Scott is following up on his support by urging colleagues to join him.
"I've had some conversations. I hope that they're fruitful," he said. One of his targets could be Republican Sen. Mike Rounds of South Dakota, whose pick for the GOP nomination, former Arkansas Gov. Mike Huckabee, suspended his 2016 presidential bid Monday after failing to gain traction in Iowa.
Rounds was noncommittal Tuesday. "I want to visit with Mike [Huckabee] first, have a chance to visit with him and see what his thoughts are long-term and then go from there," he said.
In the House, Duncan joined the ranks of Cruz supporters Tuesday, saying in a statement, "I didn't run for Congress to make friends, I ran to fight to restore the America that we love. Sometimes in these fights I've been in the majority, other times I’ve been in the minority, and often I'm one of a few. But I've never been alone, and that is because Ted Cruz has been in the middle of nearly all of those fights with me."
Rubio supporter Sen. Jim Risch of Idaho said he thought the Senate's turn toward Rubio began before the results in Iowa became clear.
"I think there's movement in that regard, but it was happening even before last night," Risch told Roll Call. "It's starting."
Risch was among the lawmakers appearing at caucus sites in Iowa on behalf of candidates, as was Inhofe.
Republican Sens. Steve Daines of Montana and Cory Gardner of Colorado also made swings through Iowa for Rubio on Monday, a day when the Senate did not hold roll call votes.
One senator who does not intend to pick another horse is 2008 GOP nominee John McCain of Arizona, who has been on the campaign sidelines since his friend Sen. Lindsey Graham of South Carolina dropped out. Asked about the Iowa Republicans supporting Cruz, McCain pointed to his own poor electoral history in the Hawkeye State.
"I respect the verdict of the people, the caucus-goers in Iowa," McCain said. "I never had a close relationship with them."
Graham quickly backed former Florida Gov. Jeb Bush, for whom he has campaigned in New Hampshire.
Thune of South Dakota has not picked a candidate, having previously cited his leadership role within the party in the Senate and more than one of his members in the field. (Sen. Rand Paul, R-Ky., joins Cruz and Rubio in the presidential field.).
But he speculated that there may be more consolidation around a single candidate after the New Hampshire and South Carolina primaries, though he did note that he believed Rubio had a good night on Monday.
Along with a still-crowded field of candidates, Thune suggested lawmakers have also realized that their endorsements may not be helpful in the current climate, which has rewarded political outsiders.
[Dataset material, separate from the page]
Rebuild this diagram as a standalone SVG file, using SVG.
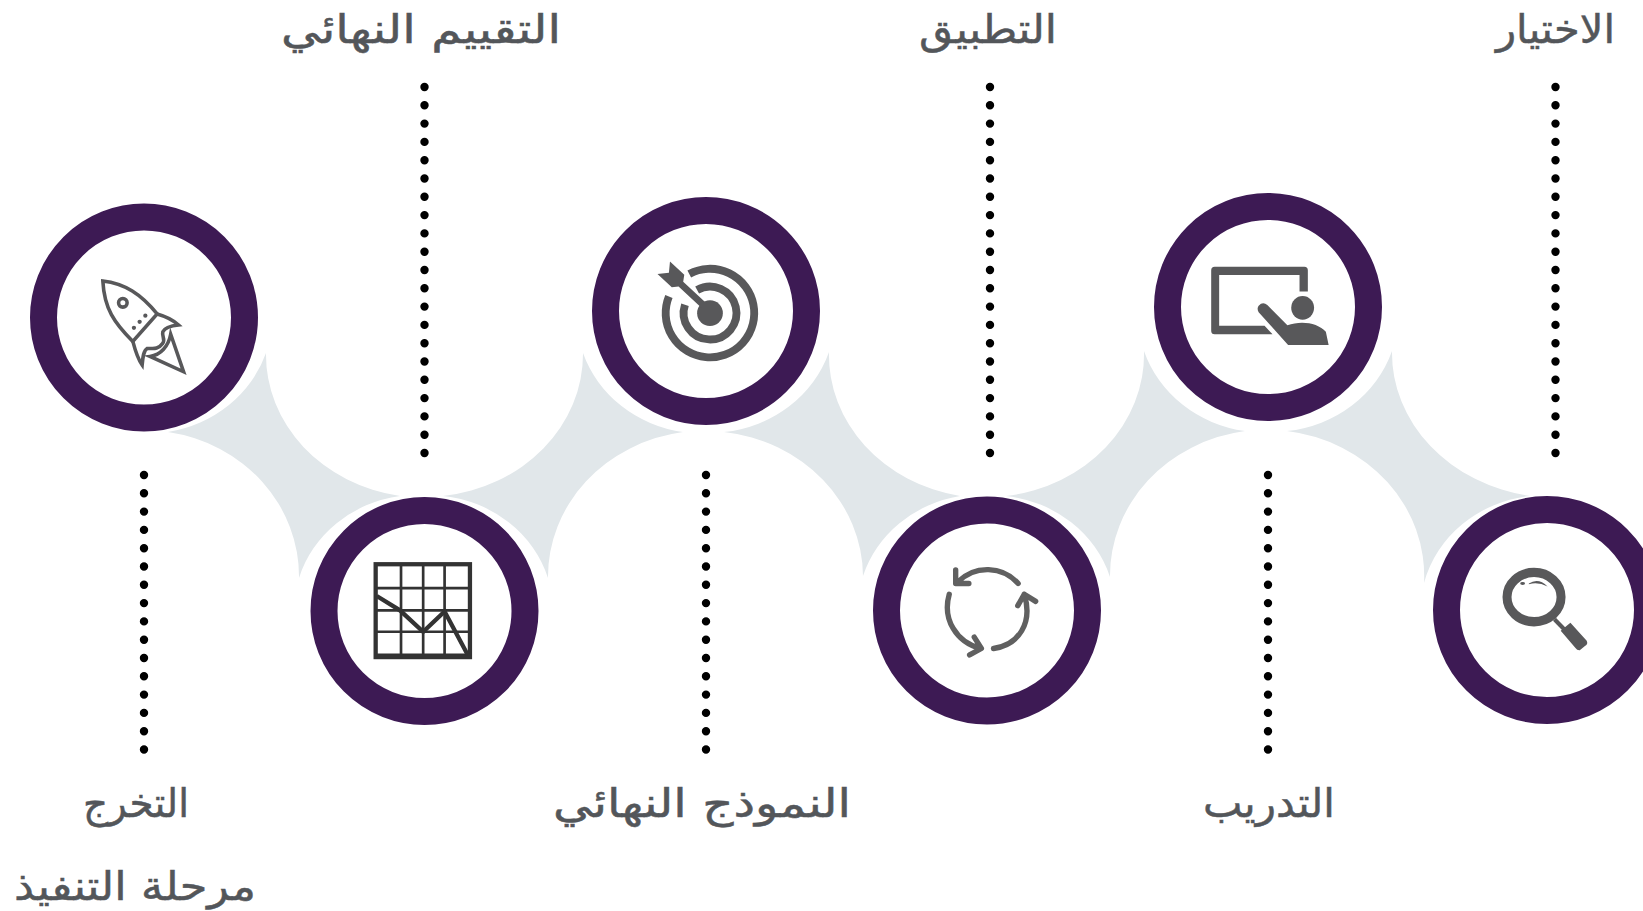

"There are naturally, I think, endorsements that are coming from members of Congress," Thune said, "but I think most people are recognizing that endorsements from members of Congress have limited value in this environment."
A senior Rubio aide told Roll Call that Scott would travel to New Hampshire Friday to stump for Rubio, along with Rep. Trey Gowdy, a fellow South Carolinian. House Oversight and Government Reform Chairman Jason Chaffetz, R-Utah, is expected that this weekend's GOP debate in New Hampshire.
Gardner, meanwhile, is heading to South Carolina on Friday.